The main compliance requirements are registration with the ICT (tourism institute), tax registration with the DGT, electronic invoicing, and maintaining the property to baseline tourism service standards. Enforcement has historically focused on bringing hosts into compliance rather than aggressive prosecution, but the direction is clearly toward tighter oversight.
The real legal risk is at the HOA level, not the national level. National law permits short-term rentals. Your condo association's bylaws may not.
What Occupancy Rate Should I Expect?
National average occupancy across all Costa Rica Airbnb listings is approximately 37%. Beach town properties typically range from 30–55%, with heavy seasonal variation. Central Valley properties maintain steadier occupancy in the 40–60% range.
Top-performing hosts in established beach markets achieve 60–70% occupancy through professional photos, dynamic pricing, fast response times, and strong review profiles. Bottom-quarter listings sit below 35%, usually due to poor photos, static pricing, or inconsistent guest experience.
If you are modeling a purchase, use 45–50% as your base case for a well-managed beach property and run a stress test at 35%. If the deal does not work at 35% occupancy, the margin for error is too thin.

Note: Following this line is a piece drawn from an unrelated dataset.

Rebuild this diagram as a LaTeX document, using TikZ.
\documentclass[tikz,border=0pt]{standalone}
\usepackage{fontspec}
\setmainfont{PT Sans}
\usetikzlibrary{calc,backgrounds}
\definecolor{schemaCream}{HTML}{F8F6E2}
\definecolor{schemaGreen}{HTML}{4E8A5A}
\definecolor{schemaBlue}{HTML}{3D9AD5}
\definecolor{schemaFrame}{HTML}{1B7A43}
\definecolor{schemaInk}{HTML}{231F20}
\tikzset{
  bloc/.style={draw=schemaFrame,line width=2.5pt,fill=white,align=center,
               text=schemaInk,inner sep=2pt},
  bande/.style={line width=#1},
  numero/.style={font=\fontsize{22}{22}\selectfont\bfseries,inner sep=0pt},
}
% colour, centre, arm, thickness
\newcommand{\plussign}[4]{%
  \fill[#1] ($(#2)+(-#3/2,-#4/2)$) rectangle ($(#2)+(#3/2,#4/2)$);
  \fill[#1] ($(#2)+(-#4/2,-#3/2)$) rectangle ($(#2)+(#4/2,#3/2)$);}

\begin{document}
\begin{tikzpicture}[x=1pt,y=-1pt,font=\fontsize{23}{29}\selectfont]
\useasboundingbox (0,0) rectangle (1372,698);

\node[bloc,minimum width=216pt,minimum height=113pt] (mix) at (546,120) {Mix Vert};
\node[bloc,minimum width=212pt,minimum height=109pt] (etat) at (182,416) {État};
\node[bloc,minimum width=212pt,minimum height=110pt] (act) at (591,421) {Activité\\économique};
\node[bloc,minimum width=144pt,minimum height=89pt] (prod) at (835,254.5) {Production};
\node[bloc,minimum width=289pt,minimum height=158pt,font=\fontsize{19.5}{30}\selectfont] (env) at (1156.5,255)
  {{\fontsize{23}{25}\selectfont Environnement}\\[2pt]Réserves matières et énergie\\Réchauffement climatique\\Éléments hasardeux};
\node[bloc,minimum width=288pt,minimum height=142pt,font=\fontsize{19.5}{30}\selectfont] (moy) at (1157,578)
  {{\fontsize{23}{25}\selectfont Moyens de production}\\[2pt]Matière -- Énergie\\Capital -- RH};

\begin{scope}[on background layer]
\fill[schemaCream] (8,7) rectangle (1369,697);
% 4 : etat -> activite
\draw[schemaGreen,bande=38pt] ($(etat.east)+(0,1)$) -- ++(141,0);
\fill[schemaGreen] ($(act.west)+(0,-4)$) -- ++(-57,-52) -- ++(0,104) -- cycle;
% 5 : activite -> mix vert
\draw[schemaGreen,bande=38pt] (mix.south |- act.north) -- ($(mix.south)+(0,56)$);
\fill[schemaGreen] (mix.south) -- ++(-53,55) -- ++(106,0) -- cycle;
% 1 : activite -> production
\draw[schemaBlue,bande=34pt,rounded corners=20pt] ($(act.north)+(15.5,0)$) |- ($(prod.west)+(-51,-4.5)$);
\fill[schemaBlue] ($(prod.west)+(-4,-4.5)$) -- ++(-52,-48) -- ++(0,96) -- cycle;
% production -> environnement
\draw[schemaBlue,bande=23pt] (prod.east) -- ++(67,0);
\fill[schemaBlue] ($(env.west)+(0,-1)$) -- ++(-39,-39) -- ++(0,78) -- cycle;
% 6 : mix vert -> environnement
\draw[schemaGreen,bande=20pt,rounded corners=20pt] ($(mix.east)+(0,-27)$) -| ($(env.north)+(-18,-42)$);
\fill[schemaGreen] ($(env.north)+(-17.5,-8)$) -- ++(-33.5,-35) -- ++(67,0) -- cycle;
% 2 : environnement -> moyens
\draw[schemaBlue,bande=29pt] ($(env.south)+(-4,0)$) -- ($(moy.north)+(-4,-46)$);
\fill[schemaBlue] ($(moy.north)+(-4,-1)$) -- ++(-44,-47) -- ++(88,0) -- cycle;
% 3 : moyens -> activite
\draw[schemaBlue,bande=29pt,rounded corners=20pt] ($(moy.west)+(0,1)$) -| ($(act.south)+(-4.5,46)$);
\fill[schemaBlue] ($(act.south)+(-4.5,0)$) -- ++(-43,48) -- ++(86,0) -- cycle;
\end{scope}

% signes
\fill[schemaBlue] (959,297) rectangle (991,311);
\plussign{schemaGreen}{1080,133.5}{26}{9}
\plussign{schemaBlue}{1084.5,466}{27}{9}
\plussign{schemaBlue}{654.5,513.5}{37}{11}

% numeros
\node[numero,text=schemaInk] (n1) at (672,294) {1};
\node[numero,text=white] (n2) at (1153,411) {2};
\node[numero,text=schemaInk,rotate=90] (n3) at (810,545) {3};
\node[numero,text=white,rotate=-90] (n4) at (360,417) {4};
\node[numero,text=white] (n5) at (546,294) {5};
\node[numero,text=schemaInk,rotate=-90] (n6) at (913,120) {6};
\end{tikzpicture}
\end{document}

How Does Property Management Work for Costa Rica Airbnbs?
Full-service property management in Costa Rica runs 20–35% of gross rental revenue. This should cover guest communication, cleaning coordination, maintenance oversight, listing management, and monthly financial reporting. Increasingly, it also includes tax compliance support — ICT registration, electronic invoicing, and monthly filing.
Choose a manager with a track record in your specific market, not just someone with a website. Ask for the average occupancy and nightly rate of properties they manage. Ask to speak with current clients. And clarify in writing what is and is not included in their percentage — especially cleaning fees, maintenance dispatch fees, and any minimum monthly charges during low season.

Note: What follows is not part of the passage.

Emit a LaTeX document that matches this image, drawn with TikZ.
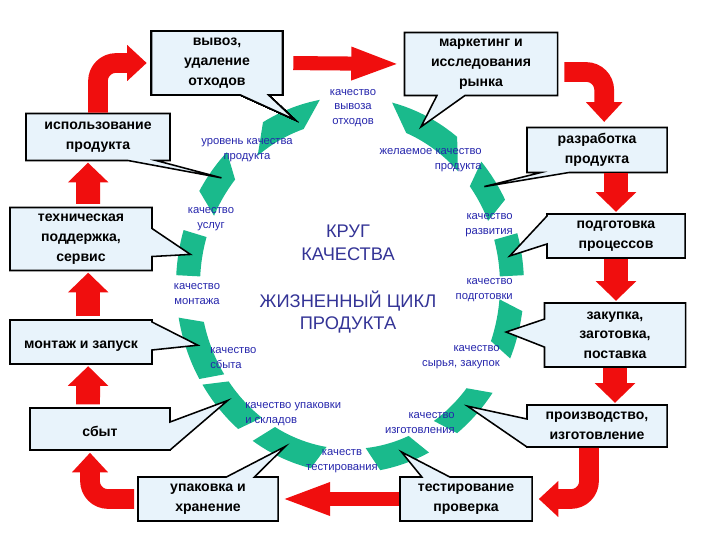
\documentclass[tikz,border=0pt]{standalone}
\usepackage{fontspec}
\setmainfont{Liberation Sans}
\usetikzlibrary{arrows.meta,shapes.callouts}
\definecolor{boxfill}{RGB}{232,243,251}
\definecolor{ringgreen}{RGB}{26,186,140}
\definecolor{labelblue}{RGB}{38,38,172}
\definecolor{titleblue}{RGB}{52,52,150}
\definecolor{arrowred}{RGB}{240,14,14}
\tikzset{
  StageStyle/.style = {rectangle callout, draw=black, line width=1.1pt, fill=boxfill,
                       font=\bfseries\fontsize{10}{14}\selectfont, align=center,
                       inner sep=0pt, callout pointer width=0.7cm,
                       execute at begin node={\rule{0pt}{11pt}}},
  QualityStyle/.style = {text=labelblue, font=\fontsize{8}{10.5}\selectfont, inner sep=0pt},
  TitleStyle/.style = {text=titleblue, font=\fontsize{13}{16}\selectfont, align=center},
  RingStyle/.style = {fill=ringgreen},
  StepFlow/.style = {draw=arrowred, line width=17pt, -{Triangle[length=14pt,width=28pt]}},
  LineFlow/.style = {draw=arrowred, line width=10pt, -{Triangle[length=35pt,width=21pt]}},
  BendFlow/.style = {draw=arrowred, line width=14pt, rounded corners=0.45cm,
                     -{Triangle[length=14pt,width=25pt]}} }
\newcommand\RingPiece[4]{%
  \fill[RingStyle] plot[domain=#2:#3,samples=12] ({350+174*cos(\x)},{255+188*sin(\x)})
    -- plot[domain=#3:#2,samples=12] ({350+150*cos(\x+#4)},{255+164*sin(\x+#4)}) -- cycle;
  \coordinate (#1) at ({350+162*cos((#2+#3)/2)},{255+176*sin((#2+#3)/2)});}

\begin{document}
\begin{tikzpicture}[x=0.025cm, y=0.025cm]
  \useasboundingbox (0,0) rectangle (720,540);
  \foreach \name/\from/\to/\skew in {gvyvoz/100/120/8, gmark/52/76/-8, grazr/27/41/-4,
      gpodg/3/16/0, gzak/-23/-8/3, gproizv/-52/-35/-4, gtest/-80/-63/-4,
      gupak/-124/-103/4, gsbyt/-148/-130/4, gmontazh/-170/-150/3,
      gtech/163/177/0, guse/135/150/5}
    \RingPiece{\name}{\from}{\to}{\skew}
  \node[StageStyle, minimum width=3.275cm, minimum height=1.6cm,
        callout absolute pointer={(gvyvoz)}] (vyvoz) at (217,477) {вывоз,\\удаление\\отходов};
  \node[StageStyle, minimum width=3.825cm, minimum height=1.575cm,
        callout absolute pointer={(gmark)}] (mark) at (481,476) {маркетинг и\\исследования\\рынка};
  \node[StageStyle, minimum width=3.5cm, minimum height=1.125cm,
        callout absolute pointer={(grazr)}] (razr) at (597,390) {разработка\\продукта};
  \node[StageStyle, minimum width=3.45cm, minimum height=1.1cm,
        callout absolute pointer={(gpodg)}] (podg) at (616,304) {подготовка\\процессов};
  \node[StageStyle, minimum width=3.525cm, minimum height=1.6cm,
        callout absolute pointer={(gzak)}] (zak) at (615,205) {закупка,\\заготовка,\\поставка};
  \node[StageStyle, minimum width=3.5cm, minimum height=1.05cm,
        callout absolute pointer={(gproizv)}] (proizv) at (597,114) {производство,\\изготовление};
  \node[StageStyle, minimum width=3.3cm, minimum height=1.1cm,
        callout absolute pointer={(gtest)}] (test) at (466,41) {тестирование\\проверка};
  \node[StageStyle, minimum width=3.5cm, minimum height=1.1cm,
        callout absolute pointer={(gupak)}] (upak) at (208,41) {упаковка и\\хранение};
  \node[StageStyle, minimum width=3.5cm, minimum height=1.05cm,
        callout absolute pointer={(gsbyt)}] (sbyt) at (100,111) {сбыт};
  \node[StageStyle, minimum width=3.55cm, minimum height=1.1cm,
        callout absolute pointer={(gmontazh)}] (montazh) at (81,198) {монтаж и запуск};
  \node[StageStyle, minimum width=3.55cm, minimum height=1.575cm,
        callout absolute pointer={(gtech)}] (tech) at (81,301) {техническая\\поддержка,\\сервис};
  \node[StageStyle, minimum width=3.6cm, minimum height=1.175cm,
        callout absolute pointer={(guse)}] (use) at (98,403) {использование\\продукта};
  \node[QualityStyle, align=center] (qvyvoz) at (353,432) {качество\\вывоза\\отходов};
  \node[QualityStyle, align=right, anchor=east] (qmark) at (482,380) {желаемое качество\\продукта};
  \node[QualityStyle, align=right, anchor=east] (qrazr) at (513,315) {качество\\развития};
  \node[QualityStyle, align=right, anchor=east] (qpodg) at (513,250) {качество\\подготовки};
  \node[QualityStyle, align=right, anchor=east] (qzak) at (500,183) {качество\\сырья, закупок};
  \node[QualityStyle, align=right, anchor=east] (qproizv) at (455,117) {качество\\изготовления};
  \node[QualityStyle, align=center] (qtest) at (342,79) {качеств\\тестирования};
  \node[QualityStyle, align=left, anchor=west] (qupak) at (245,126) {качество упаковки\\и складов};
  \node[QualityStyle, align=left, anchor=west] (qsbyt) at (210,182) {качество\\сбыта};
  \node[QualityStyle, align=center] (qmontazh) at (197,246) {качество\\монтажа};
  \node[QualityStyle, align=center] (qtech) at (211,321) {качество\\услуг};
  \node[QualityStyle, align=center] (quse) at (247,390) {уровень качества\\продукта};
  \node[TitleStyle] (krug) at (348,297) {КРУГ\\КАЧЕСТВА};
  \node[TitleStyle] (lifecycle) at (348,228) {ЖИЗНЕННЫЙ ЦИКЛ\\ПРОДУКТА};
  \draw[BendFlow, shorten >=0.1cm] (use.north) |- (vyvoz.west);
  \draw[LineFlow, shorten <=0.25cm, shorten >=0.08cm] (vyvoz.east) -- (mark.west);
  \draw[BendFlow, shorten <=0.15cm, shorten >=0.12cm] ([yshift=-0.2cm]mark.east) -| ([xshift=0.18cm]razr.north);
  \draw[StepFlow, shorten >=1pt] (razr.south -| podg.north) -- (podg.north);
  \draw[StepFlow, shorten >=1pt] (podg.south) -- (podg.south |- zak.north);
  \draw[StepFlow, shorten >=1pt] (zak.south) -- (zak.south |- proizv.north);
  \draw[BendFlow, shorten >=0.15cm] ([xshift=-0.2cm]proizv.south) |- (test.east);
  \draw[LineFlow, shorten >=0.05cm] (test.west) -- (upak.east);
  \draw[BendFlow, shorten <=0.08cm, shorten >=0.05cm] (upak.west) -| ([xshift=-0.25cm]sbyt.south);
  \draw[StepFlow, shorten <=2pt, shorten >=1pt] ([xshift=-0.3cm]sbyt.north) -- ([xshift=0.18cm]montazh.south);
  \draw[StepFlow, shorten <=2pt, shorten >=1pt] ([xshift=0.18cm]montazh.north) -- ([xshift=0.18cm]tech.south);
  \draw[StepFlow, shorten <=2pt, shorten >=1pt] ([xshift=0.18cm]tech.north) -- ([xshift=-0.25cm]use.south);
\end{tikzpicture}
\end{document}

The Bottom Line on Airbnb Income in Costa Rica
Short-term rental income in Costa Rica is real, but it is not passive and it is not the number on the projection sheet. The honest return — after management, taxes, maintenance, platform fees, and the months the calendar is empty — lands most properties in the 3–6% net yield range, with strong operators reaching 6–8%.
That can be a good investment when combined with property appreciation and personal use. It is not a good investment when the purchase price was justified by a spreadsheet that assumed 65% occupancy, ignored the 12.75% tax, and budgeted $500 a year for maintenance on a house in a tropical climate.
Run the numbers with real expenses, not hopeful ones. And if September does not appear on the projection, ask why.